Social anthropologist Kate Fox explained the psychological impact of pets on human beings in Netflix’s 2013 documentary series The Royals entitled “Royal Pets”. Ms Fox explained: “Our pets are kind of like our alter egos. “They’re almost what a psychotherapist would call our inner child. I think all of this applies eve more to the Royal Family, particularly to the Queen, than to the rest of us, If you think about it, she has to be even more repressed and inhibited and reserved and dignified, than the rest of us put together, and very rarely gets any opportunity to express what she’s really feeling.
“Her inner brat doesn’t get let out very often, does it?”

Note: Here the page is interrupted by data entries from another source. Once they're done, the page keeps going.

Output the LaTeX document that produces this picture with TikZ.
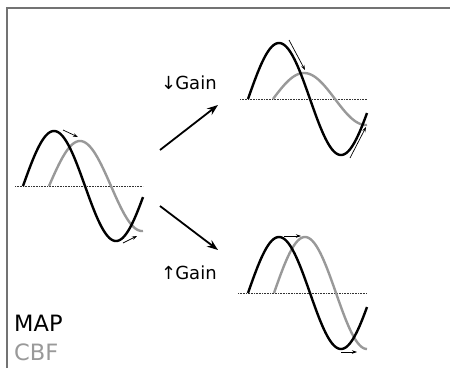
\documentclass[tikz,border=0pt]{standalone}
\usepackage{fontspec}
\setmainfont{DejaVu Sans}
\usetikzlibrary{arrows.meta}

\definecolor{cbfgray}{gray}{0.6}
\definecolor{framegray}{gray}{0.45}

\tikzset{
  map wave/.style={line width=2.4pt, black, line join=round},
  cbf wave/.style={line width=2.4pt, cbfgray, line join=round},
  zero line/.style={densely dotted, line width=0.6pt, black!80},
  shift arrow/.style={-{Stealth[length=5pt, width=3.5pt]}, line width=0.7pt},
  gain arrow/.style={-{Stealth[length=11pt, width=8pt]}, line width=1.8pt},
}

% one cycle of a sine: start x, baseline y, amplitude, length
\newcommand{\sinewave}[5]{%
  \draw[#5] plot[domain=0:#4, samples=90] ({#1+\x}, {#2-#3*sin(2.9032*\x)});
}

\begin{document}
\begin{tikzpicture}[x=1pt, y=-1pt, font=\fontsize{18}{21}\selectfont]
  \useasboundingbox (0,0) rectangle (450,368);
  \fill[white] (0,0) rectangle (450,368);
  % frame
  \draw[framegray, line width=2pt] (7,368) -- (7,8) -- (450,8);

  % left: before the change
  \draw[zero line] (15,186) -- (143,186);
  \sinewave{49}{186}{45}{94}{cbf wave}
  \sinewave{23}{186}{55}{120}{map wave}
  \coordinate (lpk0) at (63,130);  \coordinate (lpk1) at (78,137);
  \coordinate (ltr0) at (123,243); \coordinate (ltr1) at (137,236);
  \draw[shift arrow] (lpk0) -- (lpk1);
  \draw[shift arrow] (ltr0) -- (ltr1);

  % top right: gain down
  \draw[zero line] (240,99) -- (367,99);
  \sinewave{273}{99}{26}{94}{cbf wave}
  \sinewave{248}{99}{56}{119}{map wave}
  \coordinate (upk0) at (289,40);  \coordinate (upk1) at (305,70);
  \coordinate (utr0) at (350,158); \coordinate (utr1) at (366,127);
  \draw[shift arrow] (upk0) -- (upk1);
  \draw[shift arrow] (utr0) -- (utr1);

  % bottom right: gain up
  \draw[zero line] (238,293) -- (367,293);
  \sinewave{274}{293}{56}{93}{cbf wave}
  \sinewave{248}{293}{56}{119}{map wave}
  \coordinate (dpk0) at (284,236); \coordinate (dpk1) at (301,236);
  \coordinate (dtr0) at (341,352); \coordinate (dtr1) at (357,352);
  \draw[shift arrow] (dpk0) -- (dpk1);
  \draw[shift arrow] (dtr0) -- (dtr1);

  % gain arrows
  \coordinate (split) at (160,150);
  \coordinate (split2) at (160,206);
  \coordinate (lowgain) at (218,105);
  \coordinate (highgain) at (218,250);
  \draw[gain arrow] (split) -- (lowgain);
  \draw[gain arrow] (split2) -- (highgain);
  \node[anchor=west, inner sep=0pt] (gaindown) at (161,83) {↓\kern-1ptGain};
  \node[anchor=west, inner sep=0pt] (gainup) at (161,273) {↑\kern-1ptGain};

  % legend
  \node[anchor=west, inner sep=0pt, font=\fontsize{22.5}{25}\selectfont] (maplabel) at (14,323) {MAP};
  \node[anchor=west, inner sep=0pt, font=\fontsize{22.5}{25}\selectfont, text=cbfgray] (cbflabel) at (14,352) {CBF};
\end{tikzpicture}
\end{document}
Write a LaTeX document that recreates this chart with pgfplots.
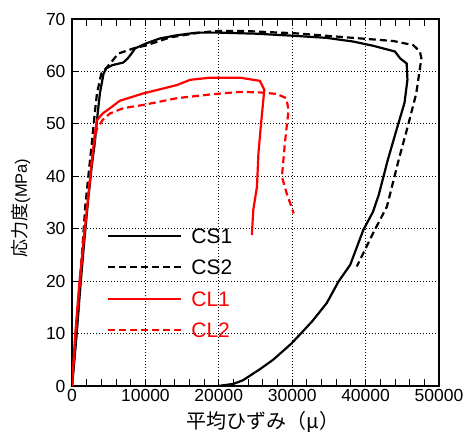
\documentclass[border=0pt]{standalone}
\usepackage{fontspec}
\setmainfont{Liberation Sans}
\newfontfamily\cjk{Noto Sans CJK JP}
\usepackage{pgfplots}
\pgfplotsset{compat=1.18}
\begin{document}
\begin{tikzpicture}
\begin{axis}[
  scale only axis, width=367pt, height=367pt,
  xmin=0, xmax=50000, ymin=0, ymax=70,
  xtick={0,10000,20000,30000,40000,50000},
  ytick={0,10,20,30,40,50,60,70},
  minor x tick num=4,
  scaled x ticks=false,
  /pgf/number format/1000 sep={},
  /pgf/number format/assume math mode=true,
  tick label style={font=\fontsize{17.5}{20}\selectfont},
  yticklabel style={xshift=-3pt},
  grid=major,
  major grid style={black, line width=0.8pt, dash pattern=on 1pt off 2pt},
  axis line style={black, line width=2pt},
  tick style={black, line width=0.9pt},
  major tick length=7pt, minor tick length=7pt,
  tick align=inside, xtick pos=both, ytick pos=left,
  xlabel={\cjk\fontsize{20}{22}\selectfont 平均ひずみ（μ）},
  xlabel style={at={(axis description cs:0.52,-0.098)}, anchor=center},
  ylabel={\cjk\fontsize{18}{20}\selectfont 応力度{\normalfont\fontsize{16.5}{18}\selectfont(MPa)}},
  ylabel style={at={(axis description cs:-0.139,0.485)}, anchor=center},
  legend style={draw=none, fill=none, at={(axis description cs:0.0954,0.43)}, anchor=north west,
    inner sep=0pt, row sep=16.5pt, font=\fontsize{21}{24}\selectfont,
    /tikz/every odd column/.style={column sep=9pt},
    nodes={inner sep=0pt, text height=15pt, text depth=0pt, anchor=west}},
  legend cell align=left,
  legend image code/.code={\draw[#1] (0pt,0pt) -- (73pt,0pt);},
]
\addplot[black, line width=2.2pt] coordinates {
(0,0) (640,10) (1200,20) (1700,28) (2200,35.5) (2700,42) (3100,46.3) (3500,52) (3800,55.8) (4300,59.6) (4700,60.6) (5500,61.2) (7000,61.7) (7600,62.5) (8100,63.4) (8600,64.4) (10200,65.4) (12000,66.3) (14300,66.9) (17000,67.4) (20000,67.4) (25000,67.2) (30200,66.8) (34700,66.4) (38300,65.7) (41000,64.9) (44000,63.8) (44700,62.5) (45600,61.5) (45700,58.4) (45300,54) (44200,48.8) (43000,43) (41800,36.5) (41000,33.2) (39700,29.8) (37900,23.1) (36300,19.9) (34700,15.8) (32700,12.3) (29900,8.1) (27400,5.0) (25600,3.2) (23300,1.1) (22000,0.4) (19900,0)
};
\addlegendentry{CS1}
\addplot[black, line width=2.2pt, dash pattern=on 7pt off 4pt] coordinates {
(0,0) (600,10) (1100,20) (1500,28) (1800,34.2) (2300,41) (2700,46.3) (3100,52) (3400,55.8) (4000,59.6) (5200,61.5) (6300,63.4) (8400,64.4) (10200,65.0) (13400,66.5) (17400,67.4) (19700,67.7) (23800,67.7) (28300,67.4) (30200,67.3) (34700,66.8) (39200,66.3) (43800,65.8) (46500,65.0) (47400,63.8) (47600,62.5) (46900,55.8) (45800,49.8) (44500,43.1) (42900,34.2) (41000,29.1) (38800,22.8)
};
\addlegendentry{CS2}
\addplot[red, line width=2.2pt] coordinates {
(0,0) (450,10) (1000,19.6) (1600,28) (2200,36) (2700,43) (3100,48) (3400,50.7) (4200,52) (5200,53) (6500,54.4) (9700,55.8) (14300,57.4) (16100,58.4) (18800,58.8) (22900,58.8) (25600,58.2) (26200,56.5) (25800,50.7) (25400,44.4) (25200,38) (24700,33.6) (24500,28.8)
};
\addlegendentry{\textcolor{red}{CL1}}
\addplot[red, line width=2.2pt, dash pattern=on 7pt off 4pt] coordinates {
(0,0) (500,10) (1100,20) (1700,30) (2300,38) (2800,44) (3100,47) (3400,49.1) (4200,50.8) (5200,52.0) (7000,53) (9700,53.6) (14300,54.9) (18800,55.6) (22900,56.1) (25600,56) (27900,55.7) (29200,54.9) (29500,52.6) (29000,46.3) (28600,39.9) (29300,36.5) (29900,34.2) (30200,32.9)
};
\addlegendentry{\textcolor{red}{CL2}}
\end{axis}
\pgfresetboundingbox
\path[use as bounding box] ([xshift=-72pt,yshift=-48pt]current axis.south west) rectangle ([xshift=32pt,yshift=19pt]current axis.north east);
\end{tikzpicture}
\end{document}
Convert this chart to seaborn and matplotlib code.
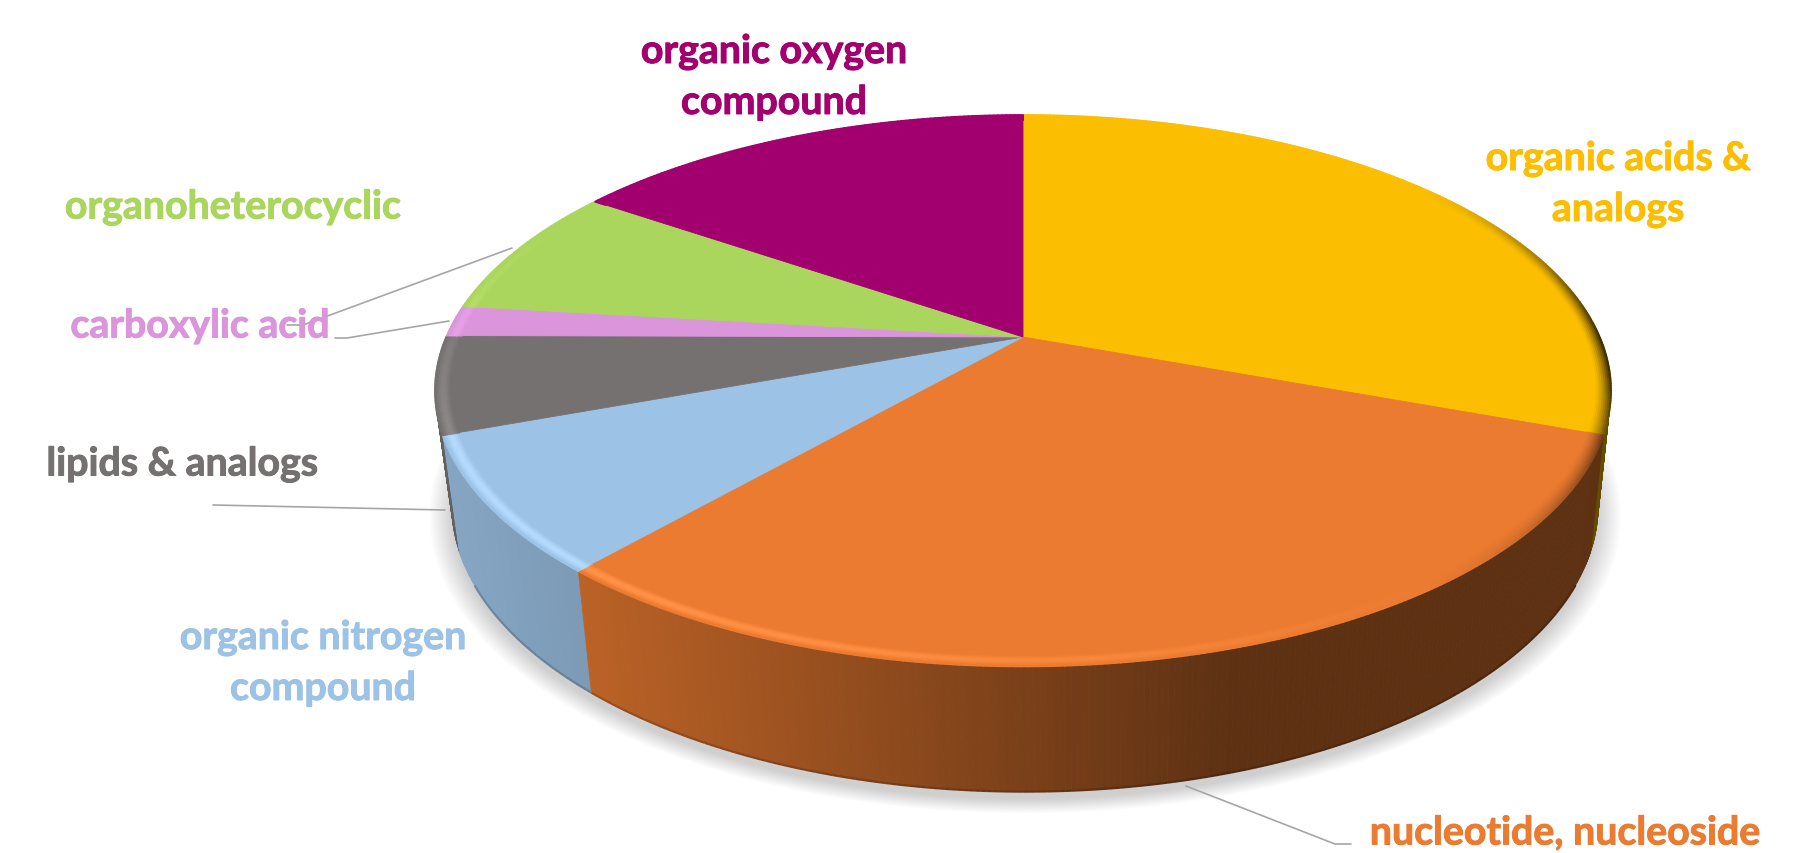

The episode earlier explained the royal pets were previously traditionally pure breed as this reflected social status.
King Charles I made the Charles spaniel popular in the 17th Century whilst Queen Victoria commissioned several portraits of herself with her dogs.
According to the royal collection trust, the Queen’s father King George VI was the first to introduce corgis to the royal family.
In 1933, George acquired two, one for each of his daughter, Princess Elizabeth and Princess Margaret.
The Queen gained a Corgi called Susan on her eighteen birthday in 1944.
All future royal Corgis were Susan’s decedents.
Prince Leopold, the youngest of Victoria’s sons adopted a terrier called Skippy from Battersea Dogs Home.
Victoria had became the first royal patron of the establishment and Leopold was the first to adopt from it.
Camilla, Duchess of Cornwall is the current patron.
The royal family has received dogs as gifts including Pekinese Lion dog Looty, who was gifted to Victoria following the Second Opium War by Captain John Hart Dunne of the 99th Regiment who found Looty at Peking’s (now Beijing) Summit Palace.
It was no long after the British won the war causing Qing China to ceded Kowloon Peninsula in perpetuity which was added to the colony of Hong Kong.
Hong Kong Island was also also won during Victoria’s rule as well as the leasing of New Territories and Weihawei (now Weihai) in China’s Shandong Province.